A short follow up to last week’s post on 助かりました. The present tense of this verb is also incredibly useful. The key is to remember that the present tense (助かる or 助かります) is the same thing as the future tense. That let’s you form patterns like this: 〜していただければ、助かります.

~ is any verb (not necessarily a する verb; the して just stands in for all verbs in the example) that you are having done for you. The subject of the ~ is another person. You, the speaker, are the subject of いただければ, which is the conditional tense (?) of いただく.

Looking at it literally we have, “If I could receive you doing ~, I will be helped (in the future).” In normal English, “I would really appreciate it if you could ~.”

A couple examples:

I would really appreciate it if you could wake me up at 8.

It would be great if you could turn it in at some point today.

It would help everyone if you could read in a loud voice. (Threw a 皆 up there to vary the subject a bit.)
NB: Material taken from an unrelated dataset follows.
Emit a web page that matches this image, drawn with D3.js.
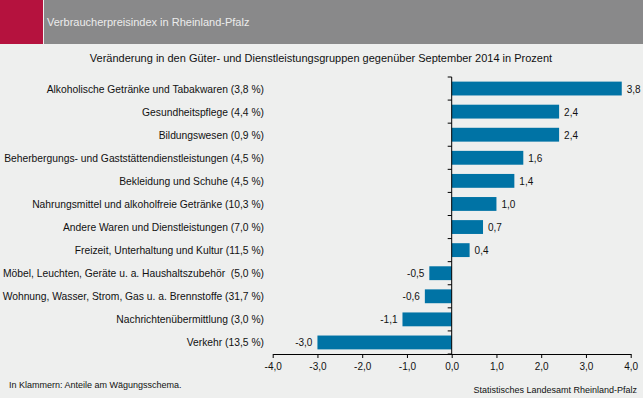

You can even use an energetic 助かります! right after you’ve made a request to soften said request. (Effective when combined with a frowny face.) Kind of a reverse airbag expression.

In the future once you’ve been assisted, you can then say 助かりました!

号外 – Christian Signs

One time, in the Bible, Jesus said, “Ask Adamu from Mutantfrog, and you shall receive.” As you know, Jesus doesn’t lie; in my liveblog this past weekend I asked Mutantfrog for an explanation of the Christian signs in rural Japan, and Adamu delivered. Great post filled with lots of information about the origin of the signs. Surprising that so many people just let that organization put them up.

In other news, I have learned how to “trackback.”